Let’s return to our motivating example of a sequence of \(n\) coin tosses. Let \(X\) the the number of Heads in \(n\) tosses of a biased coin with Heads probability \(p\) (i.e., \(X\) has the binomial distribution with parameters \(n,p\)). As usual, we write \(X=X_1+X_2+\cdots +X_n\), where \(X_i=1\) if the \(i\)-th toss is Head, and \(X_i = 0\) otherwise.

We already know \({\mathbb{E}}[X]= \sum_{i=1}^n {\mathbb{E}}[X_i] = np\). We can compute \({\operatorname{var}}(X_i) = {\mathbb{E}}(X_i^2) - {\mathbb{E}}(X_i)^2 = p - p^2 = p(1-p)\). Since the \(X_i\)’s are independent, by Theorem 3 we get \({\operatorname{var}}(X) = \sum_{i=1}^n {\operatorname{var}}(X_i) = np(1-p)\).

As an example, for a fair coin (\(p = 1/2\)) the expected number of Heads in \(n\) tosses is \(n/2\), and the standard deviation is \(\sqrt{n/4} = \sqrt{n}/2\).
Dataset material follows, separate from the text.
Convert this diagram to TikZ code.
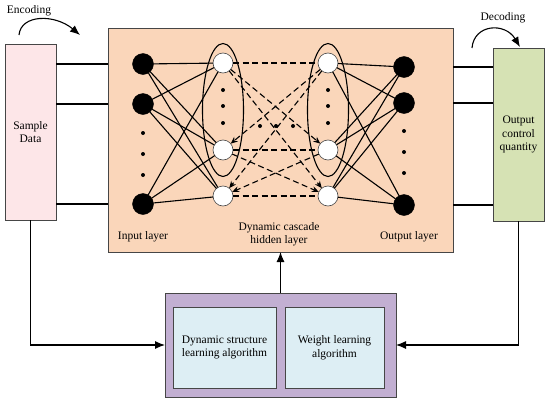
\documentclass[tikz,border=0pt]{standalone}
\usepackage{fontspec}
\setmainfont{Liberation Serif}
\usetikzlibrary{arrows.meta,shapes.geometric}
\definecolor{peach}{RGB}{250,214,186}
\definecolor{pinkbox}{RGB}{253,230,232}
\definecolor{greenbox}{RGB}{214,226,180}
\definecolor{purplebox}{RGB}{194,175,210}
\definecolor{bluebox}{RGB}{221,238,244}
\definecolor{edge}{RGB}{70,70,70}
\begin{document}
\begin{tikzpicture}[x=1pt,y=-1pt,
  font=\fontsize{11.5}{13.5}\selectfont,
  box/.style={draw=edge,line width=1pt,rectangle,inner sep=0pt,outer sep=0pt,align=center},
  inn/.style={circle,fill=black,draw=black,minimum size=21pt,inner sep=0pt,outer sep=0pt},
  hid/.style={circle,fill=white,draw=edge,line width=0.6pt,minimum size=20pt,inner sep=0pt,outer sep=0pt},
  dotn/.style={circle,fill=black,minimum size=4pt,inner sep=0pt},
  conn/.style={line width=1.1pt},
  dconn/.style={line width=1.1pt,dash pattern=on 6pt off 3.5pt},
  da/.style={dconn,-{Stealth[length=7pt,width=6pt]}},
  flow/.style={line width=1.1pt,-{Latex[length=10pt,width=8pt]}},
  grp/.style={draw=black,line width=1.1pt,ellipse,inner sep=0pt,minimum width=41pt,minimum height=133pt}
]
\useasboundingbox (0,0) rectangle (550,402);

% boxes
\node[box,fill=pinkbox,minimum width=51pt,minimum height=176pt] (sd) at (30.5,132) {Sample\\Data};
\node[box,fill=peach,minimum width=345pt,minimum height=224pt] (main) at (280.5,140) {};
\node[box,fill=greenbox,minimum width=51pt,minimum height=173pt] (out) at (518.5,134.5) {Output\\control\\quantity};
\node[box,fill=purplebox,minimum width=231pt,minimum height=104pt] (alg) at (280.5,345) {};
\node[box,fill=bluebox,minimum width=103pt,minimum height=81pt] (dsl) at (224.5,347.5) {Dynamic structure\\learning algorithm};
\node[box,fill=bluebox,minimum width=99pt,minimum height=81pt] (wla) at (334.5,347.5) {Weight learning\\algorithm};

% ellipses
\node[grp] (gl) at (223,110) {};
\node[grp] (gr) at (328,110) {};

% nodes
\node[inn] (i1) at (143,64) {};
\node[inn] (i2) at (143,104) {};
\node[inn] (i3) at (143,204) {};
\node[hid] (l1) at (223,63) {};
\node[hid] (l2) at (223,150) {};
\node[hid] (l3) at (223,196) {};
\node[hid] (r1) at (328,63) {};
\node[hid] (r2) at (328,150) {};
\node[hid] (r3) at (328,196) {};
\node[inn] (o1) at (404,67) {};
\node[inn] (o2) at (404,103) {};
\node[inn] (o3) at (404,205) {};

% dots
\foreach \y [count=\k] in {133,154,175}{\node[dotn] (di\k) at (143,\y) {};}
\foreach \y [count=\k] in {90,106,123}{\node[dotn] (dl\k) at (223,\y) {};}
\foreach \y [count=\k] in {90,106,123}{\node[dotn] (dr\k) at (328,\y) {};}
\foreach \y [count=\k] in {131,152,173}{\node[dotn] (do\k) at (404,\y) {};}
\foreach \x [count=\k] in {260,276,293}{\node[dotn] (dm\k) at (\x,126) {};}

% solid connections
\foreach \a in {i1,i2,i3}{\foreach \b in {l1,l2,l3}{\draw[conn] (\a) -- (\b);}}
\foreach \a in {r1,r2,r3}{\foreach \b in {o1,o2,o3}{\draw[conn] (\a) -- (\b);}}

% dashed connections
\draw[dconn] (l1) -- (r1);
\draw[dconn] (l2) -- (r2);
\draw[dconn] (l3) -- (r3);
\draw[da] (l1) -- (r2);
\draw[da] (l1) -- (r3);
\draw[da] (r1) -- (l2);
\draw[da] (r1) -- (l3);
\draw[da] (l2) -- (r3);
\draw[da] (r2) -- (l3);

% labels
\node (lin) at (143,237) {Input layer};
\node[align=center] (lhid) at (279,234) {Dynamic cascade\\hidden layer};
\node (lout) at (409,237) {Output layer};
\node (enc) at (29,11) {Encoding};
\node (dec) at (503,18) {Decoding};

% io lines
\foreach \n in {i1,i2,i3}{\draw[conn] (sd.east |- \n) -- (main.west |- \n);}
\foreach \n in {o1,o2,o3}{\draw[conn] (main.east |- \n) -- (out.west |- \n);}

% encoding / decoding curved arrows
\coordinate (es) at (19,35);
\coordinate (ee) at (80,35);
\coordinate (ds) at (472,48);
\coordinate (de) at (520,47);
\draw[flow] (es) .. controls (21,14) and (55,14) .. (ee);
\draw[flow] (ds) .. controls (474,24) and (505,22) .. (de);

% feedback arrows
\draw[flow] (alg.north) -- (main.south);
\draw[flow] (sd.south) |- (alg.west);
\draw[flow] (out.south) |- (alg.east);
\end{tikzpicture}
\end{document}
Note that since the maximum number of Heads is \(n\), the standard deviation is much less than this maximum number for large \(n\). This is in contrast to the previous example of the uniformly distributed random variable Equation 2, where the standard deviation \(\sigma(X) ~=~ \sqrt{(n^2 - 1)/12} ~\approx~ n/\sqrt{12}\) is of the same order as the largest value \(n\). In this sense, the spread of a binomially distributed r.v. is much smaller than that of a uniformly distributed r.v.